● **TASK BRIEF**
Begin with the first line below and retype each line exactly through the line containing "import seaborn as sns". Any pictures are to be left out.

= = = =

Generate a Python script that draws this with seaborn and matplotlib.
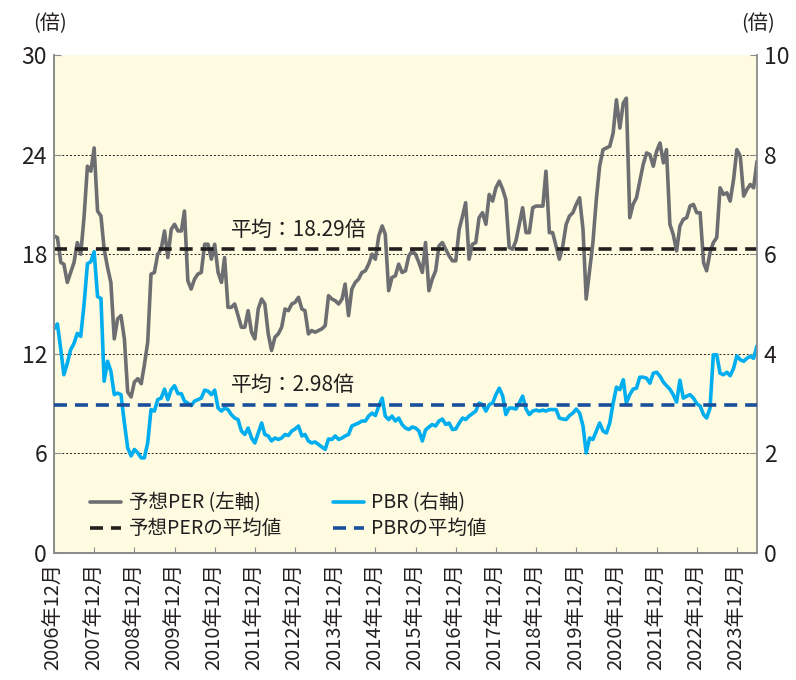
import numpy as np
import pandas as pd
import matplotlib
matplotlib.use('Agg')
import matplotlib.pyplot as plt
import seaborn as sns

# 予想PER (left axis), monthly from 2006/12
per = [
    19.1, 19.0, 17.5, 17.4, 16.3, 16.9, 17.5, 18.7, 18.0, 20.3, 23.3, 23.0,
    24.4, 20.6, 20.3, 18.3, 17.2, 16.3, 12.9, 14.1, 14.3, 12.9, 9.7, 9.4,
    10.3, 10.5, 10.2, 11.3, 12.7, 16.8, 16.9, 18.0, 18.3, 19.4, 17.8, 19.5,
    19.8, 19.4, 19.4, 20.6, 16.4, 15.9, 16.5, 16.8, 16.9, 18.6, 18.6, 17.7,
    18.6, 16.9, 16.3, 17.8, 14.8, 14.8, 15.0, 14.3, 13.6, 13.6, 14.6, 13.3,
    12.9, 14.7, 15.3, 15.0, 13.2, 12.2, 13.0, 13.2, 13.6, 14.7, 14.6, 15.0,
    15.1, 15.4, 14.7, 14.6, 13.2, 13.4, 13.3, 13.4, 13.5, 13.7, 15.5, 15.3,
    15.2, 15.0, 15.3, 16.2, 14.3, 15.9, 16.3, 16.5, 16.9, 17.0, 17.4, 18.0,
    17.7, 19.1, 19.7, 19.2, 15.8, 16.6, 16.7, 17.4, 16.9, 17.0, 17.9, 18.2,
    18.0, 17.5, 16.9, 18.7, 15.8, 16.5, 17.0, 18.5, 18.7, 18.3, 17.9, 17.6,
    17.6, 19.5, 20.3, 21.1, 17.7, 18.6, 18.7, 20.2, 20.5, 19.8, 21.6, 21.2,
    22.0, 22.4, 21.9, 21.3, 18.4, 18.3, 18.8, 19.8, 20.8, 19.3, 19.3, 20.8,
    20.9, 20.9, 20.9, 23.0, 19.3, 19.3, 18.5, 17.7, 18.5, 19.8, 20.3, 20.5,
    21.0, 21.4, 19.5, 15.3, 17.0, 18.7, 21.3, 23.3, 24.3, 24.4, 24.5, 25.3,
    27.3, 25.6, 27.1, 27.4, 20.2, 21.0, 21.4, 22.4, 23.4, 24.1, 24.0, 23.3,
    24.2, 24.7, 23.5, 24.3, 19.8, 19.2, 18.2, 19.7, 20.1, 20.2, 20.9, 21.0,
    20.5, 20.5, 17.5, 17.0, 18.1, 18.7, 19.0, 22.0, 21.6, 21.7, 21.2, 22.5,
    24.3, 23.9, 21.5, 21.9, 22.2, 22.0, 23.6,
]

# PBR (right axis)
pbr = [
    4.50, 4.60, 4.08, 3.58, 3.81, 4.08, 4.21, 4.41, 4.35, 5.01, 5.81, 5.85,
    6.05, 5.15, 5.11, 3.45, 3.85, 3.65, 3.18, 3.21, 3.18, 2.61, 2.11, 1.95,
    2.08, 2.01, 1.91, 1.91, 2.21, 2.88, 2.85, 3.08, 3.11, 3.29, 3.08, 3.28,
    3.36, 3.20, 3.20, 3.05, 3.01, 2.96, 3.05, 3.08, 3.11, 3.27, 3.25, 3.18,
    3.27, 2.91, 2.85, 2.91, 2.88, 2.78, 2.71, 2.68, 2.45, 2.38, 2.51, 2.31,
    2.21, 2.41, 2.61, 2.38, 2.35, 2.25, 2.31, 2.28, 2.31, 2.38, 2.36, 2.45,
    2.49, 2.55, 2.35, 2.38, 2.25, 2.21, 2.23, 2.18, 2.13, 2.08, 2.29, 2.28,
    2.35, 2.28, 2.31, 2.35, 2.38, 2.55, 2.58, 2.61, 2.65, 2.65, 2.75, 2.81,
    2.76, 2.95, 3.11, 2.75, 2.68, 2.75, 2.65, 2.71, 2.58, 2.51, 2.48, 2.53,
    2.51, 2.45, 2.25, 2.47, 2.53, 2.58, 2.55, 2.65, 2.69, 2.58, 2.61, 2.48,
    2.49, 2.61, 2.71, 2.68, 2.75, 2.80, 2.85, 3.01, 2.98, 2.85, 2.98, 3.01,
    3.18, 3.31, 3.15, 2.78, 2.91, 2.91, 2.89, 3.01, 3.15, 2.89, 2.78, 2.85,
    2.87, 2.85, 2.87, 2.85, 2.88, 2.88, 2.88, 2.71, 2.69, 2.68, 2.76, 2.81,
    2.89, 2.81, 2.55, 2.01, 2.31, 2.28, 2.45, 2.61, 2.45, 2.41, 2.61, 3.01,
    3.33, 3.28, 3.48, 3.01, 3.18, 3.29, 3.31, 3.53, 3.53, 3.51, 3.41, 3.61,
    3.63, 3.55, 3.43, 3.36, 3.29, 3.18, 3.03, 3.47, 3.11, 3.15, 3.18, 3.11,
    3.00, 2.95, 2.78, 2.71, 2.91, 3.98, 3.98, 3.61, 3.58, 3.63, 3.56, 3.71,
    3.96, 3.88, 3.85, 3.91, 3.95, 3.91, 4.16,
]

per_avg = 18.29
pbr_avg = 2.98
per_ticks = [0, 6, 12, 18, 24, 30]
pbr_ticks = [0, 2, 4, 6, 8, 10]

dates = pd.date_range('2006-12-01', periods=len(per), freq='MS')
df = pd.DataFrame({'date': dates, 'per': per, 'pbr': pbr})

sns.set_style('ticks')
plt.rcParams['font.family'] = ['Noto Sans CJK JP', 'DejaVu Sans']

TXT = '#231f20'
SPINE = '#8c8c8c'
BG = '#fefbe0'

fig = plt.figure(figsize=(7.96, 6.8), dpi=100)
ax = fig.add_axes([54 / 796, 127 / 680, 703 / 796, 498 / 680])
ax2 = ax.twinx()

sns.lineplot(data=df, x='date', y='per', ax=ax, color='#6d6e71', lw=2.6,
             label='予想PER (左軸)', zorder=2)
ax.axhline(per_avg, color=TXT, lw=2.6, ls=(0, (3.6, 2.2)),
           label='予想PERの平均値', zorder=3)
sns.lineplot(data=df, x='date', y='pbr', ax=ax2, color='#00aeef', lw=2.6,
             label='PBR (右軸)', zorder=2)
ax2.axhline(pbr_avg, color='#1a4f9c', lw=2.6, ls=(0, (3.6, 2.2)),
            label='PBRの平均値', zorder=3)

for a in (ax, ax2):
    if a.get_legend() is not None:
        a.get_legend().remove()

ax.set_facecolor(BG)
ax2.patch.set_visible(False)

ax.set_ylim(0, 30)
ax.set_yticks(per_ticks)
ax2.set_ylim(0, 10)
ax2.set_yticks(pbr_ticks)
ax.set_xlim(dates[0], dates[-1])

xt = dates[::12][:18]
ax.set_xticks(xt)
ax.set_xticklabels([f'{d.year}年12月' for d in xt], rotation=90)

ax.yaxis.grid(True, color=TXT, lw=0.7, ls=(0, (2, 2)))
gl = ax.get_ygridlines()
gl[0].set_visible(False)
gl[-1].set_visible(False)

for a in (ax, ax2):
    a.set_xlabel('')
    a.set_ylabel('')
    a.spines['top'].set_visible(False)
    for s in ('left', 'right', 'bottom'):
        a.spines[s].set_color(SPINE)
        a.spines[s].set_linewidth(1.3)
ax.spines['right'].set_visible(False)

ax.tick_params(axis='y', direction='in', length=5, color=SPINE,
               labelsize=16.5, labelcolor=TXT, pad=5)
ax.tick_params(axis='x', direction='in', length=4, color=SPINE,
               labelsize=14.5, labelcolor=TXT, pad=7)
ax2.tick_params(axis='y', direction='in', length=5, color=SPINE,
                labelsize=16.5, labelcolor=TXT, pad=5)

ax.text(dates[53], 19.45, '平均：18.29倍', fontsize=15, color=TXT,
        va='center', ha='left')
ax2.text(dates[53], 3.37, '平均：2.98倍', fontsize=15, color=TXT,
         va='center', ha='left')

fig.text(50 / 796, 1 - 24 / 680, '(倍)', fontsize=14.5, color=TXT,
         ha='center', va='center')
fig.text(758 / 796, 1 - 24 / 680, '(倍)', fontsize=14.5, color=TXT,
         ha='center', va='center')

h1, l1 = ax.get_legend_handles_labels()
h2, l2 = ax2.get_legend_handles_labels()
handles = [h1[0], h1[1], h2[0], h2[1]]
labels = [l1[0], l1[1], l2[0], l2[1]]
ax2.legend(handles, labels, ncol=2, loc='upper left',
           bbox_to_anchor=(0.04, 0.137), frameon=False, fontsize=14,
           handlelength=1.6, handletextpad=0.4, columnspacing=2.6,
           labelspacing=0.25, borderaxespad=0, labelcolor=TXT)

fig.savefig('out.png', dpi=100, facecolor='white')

= = = =

● **THE RESPONSE**
Generate a Python script that draws this with seaborn and matplotlib.
import numpy as np
import pandas as pd
import matplotlib
matplotlib.use('Agg')
import matplotlib.pyplot as plt
import seaborn as sns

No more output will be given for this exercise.